Imagine flying in an aircraft that hits a huge air pocket and plunges 5,000ft in 10 seconds. That would leave you quite shaken up, but it doesn’t mean the aircraft’s about to crash – unless it keeps falling. That’s pretty much what’s happened with the WLI. Unless it turns down again and then keeps falling, it wouldn’t make sense to predict an imminent recession.

Many self-proclaimed experts have been back-fitting our data, looking at the WLI the wrong way, and screaming that the end is near. This is like people saying they don’t remember an aircraft dropping so fast and not crashing, while blaming the instrument makers for not trusting their own altimeter. Well, we do trust it. Bottom line, the gauge is just fine – as long as you know how to read it.

When there really is danger of an imminent recession, it will be signalled by a cyclical downturn in the WLI itself rather than its growth rate. But that hasn’t happened yet.

ECRI WLI

click on chart for sharper image

When there is "danger" of an imminent recession by the ECRI’s calls, history suggests we will have been in a recession for months. Nonetheless, one must be careful of "reading" indicators, especially when no one knows for sure what the hell it even consists of.

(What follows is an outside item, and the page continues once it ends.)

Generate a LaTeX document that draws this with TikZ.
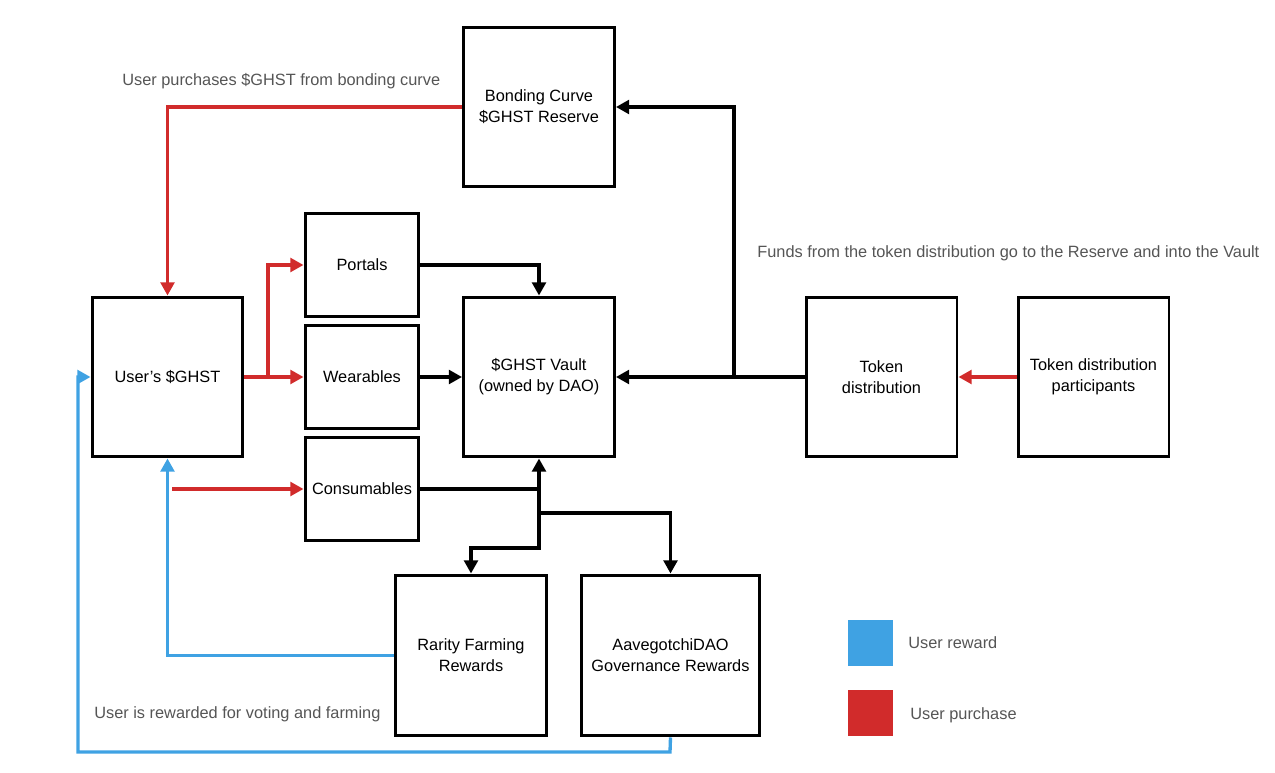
\documentclass[tikz,border=0pt]{standalone}
\usepackage{fontspec}
\setmainfont{Liberation Sans}
\usetikzlibrary{arrows.meta}
\definecolor{ured}{HTML}{D12B2B}
\definecolor{ublue}{HTML}{3FA2E3}
\definecolor{lbl}{HTML}{555555}
\begin{document}
\begin{tikzpicture}[x=0.02cm,y=-0.02cm,
  box/.style={draw=black,line width=1.7pt,fill=white,align=center,inner sep=2pt,
    font=\fontsize{9.3}{12}\selectfont,text=black},
  bigbox/.style={box,minimum width=3.02cm,minimum height=3.2cm},
  smallbox/.style={box,minimum width=2.28cm,minimum height=2.08cm},
  conn/.style={line width=1.9pt,-{Triangle[length=7.5pt,width=7.8pt]}},
  plain/.style={line width=1.9pt},
  lab/.style={font=\fontsize{9.3}{12}\selectfont,text=lbl,anchor=west,inner sep=0pt},
  legsq/.style={minimum width=0.9cm,minimum height=0.92cm,inner sep=0pt}
]
\useasboundingbox (0,0) rectangle (1275,773);
% nodes
\node[bigbox] (bond) at (539,107) {Bonding Curve\\\$GHST Reserve};
\node[smallbox] (portals) at (362,265) {Portals};
\node[smallbox] (wear) at (362,377) {Wearables};
\node[smallbox] (cons) at (362,489) {Consumables};
\node[bigbox] (user) at (167.5,377) {User's \$GHST};
\node[bigbox] (vault) at (539,377) {\$GHST Vault\\(owned by DAO)};
\node[bigbox] (token) at (881.5,377) {Token\\distribution};
\node[bigbox] (part) at (1093.5,377) {Token distribution\\participants};
\node[bigbox,minimum height=3.22cm] (rarity) at (471,655.5) {Rarity Farming\\Rewards};
\node[bigbox,minimum width=3.56cm,minimum height=3.22cm] (dao) at (670.5,655.5) {AavegotchiDAO\\Governance Rewards};
% coordinates
\coordinate (rj) at (268,377);
\coordinate (cstart) at (172,489);
\coordinate (cj) at (539,489);
\coordinate (rk) at (539,548);
\coordinate (dk) at (539,513);
\coordinate (tj) at (734,377);
\coordinate (ob) at (670,752);
\coordinate (ol) at (78,752);
% red
\draw[conn,ured] (bond.west) -| (user.north);
\draw[conn,ured] (user.east) -- (wear.west);
\draw[conn,ured] (rj) |- (portals.west);
\draw[conn,ured] (cstart) -- (cons.west);
\draw[conn,ured] (part.west) -- (token.east);
% black
\draw[conn] (portals.east) -| (vault.north);
\draw[conn] (wear.east) -- (vault.west);
\draw[conn] (token.west) -- (vault.east);
\draw[conn] (tj) |- (bond.east);
\draw[plain] (cons.east) -- (cj);
\draw[conn] (cj) -- (vault.south);
\draw[conn] (cj) -- (rk) -| (rarity.north);
\draw[conn] (dk) -| (dao.north);
% blue
\draw[conn,ublue] (rarity.west) -| (user.south);
\draw[conn,ublue] (dao.south) -- (ob) -- (ol) |- (user.west);
% labels
\node[lab] (l1) at (122,81) {User purchases \$GHST from bonding curve};
\node[lab] (l2) at (757,253) {Funds from the token distribution go to the Reserve and into the Vault};
\node[lab] (l3) at (94,714) {User is rewarded for voting and farming};
% legend
\node[legsq,fill=ublue] (lb) at (870,643) {};
\node[legsq,fill=ured] (lr) at (870,713) {};
\node[lab] (lbt) at (908,643) {User reward};
\node[lab] (lrt) at (910,715) {User purchase};
\end{tikzpicture}
\end{document}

Instead, I would like to point out that two weeks of flattening after an enormous plunge to -10.8 is hardly worth calling "flattening". Let’s see where the index goes from here before we talk about "flattening" after that unprecedented nosedive.

By the way, this is not like an airplane dropping then recovering. Please pay attention to the zero line. This plunge is more like an airplane hitting the earth and leaving a quarter mile long crater, only to have someone crow "Good News! The plane stopped falling."

Nonetheless, it remains to be seen whether or not we have a double-dip recession. I actually have the odds of a double-dip recession falling quite rapidly. Why? Because it is increasingly likely the recession that started in 2007 never ended.

Thoughts From "BC"

My friend "BC" pinged me with a few interesting comments about the WLI….

Since 1967, the current WLI growth rate plus annual change has never occurred without a recession being imminent or the economy already in recession. In every case, the stock market had begun a bear market averaging a decline of 38% peak to trough; but the average decline for years 11-14 of debt-deflationary secular bear markets has ranged from 40-45% to 65%.

The annual and 26-week rates of change for the SPX is set to turn negative in the coming weeks, were the self-similar pattern to repeat for the SPX in ’00-’01 and ’07-’08, and the Nikkei in ’00-’01.

The annual change comparisons for the WLI become harder hereafter through May-June ’11, with the WLI at early ’98 levels.

Of course, from a strict statistical perspective, the six events do not qualify for a minimum number of events to be statistically significant.

Still, given the current implied private annualized GDP growth of 0% to -1.5% from money supply (after government), bank lending, personal income and spending, and weakening employment, private GDP is likely already at or near 0% or contracting again as of late Q2 or into Q3.

All things considered, I happen to agree with Lakshman Achuthan that the "gauge is just fine – as long as you know how to read it". With that, I leave it to the reader to decide whether BC’s comments or those from the ECRI provide the most meaningful intrepretation.

For more on the ECRI please see

Please bear in mind, I like the WLI indicator, especially in conjunction with other economic indicators. I just wish I knew what was in it. I also wish the ECRI’s claims about its predictive capability and what it means were far more consistent.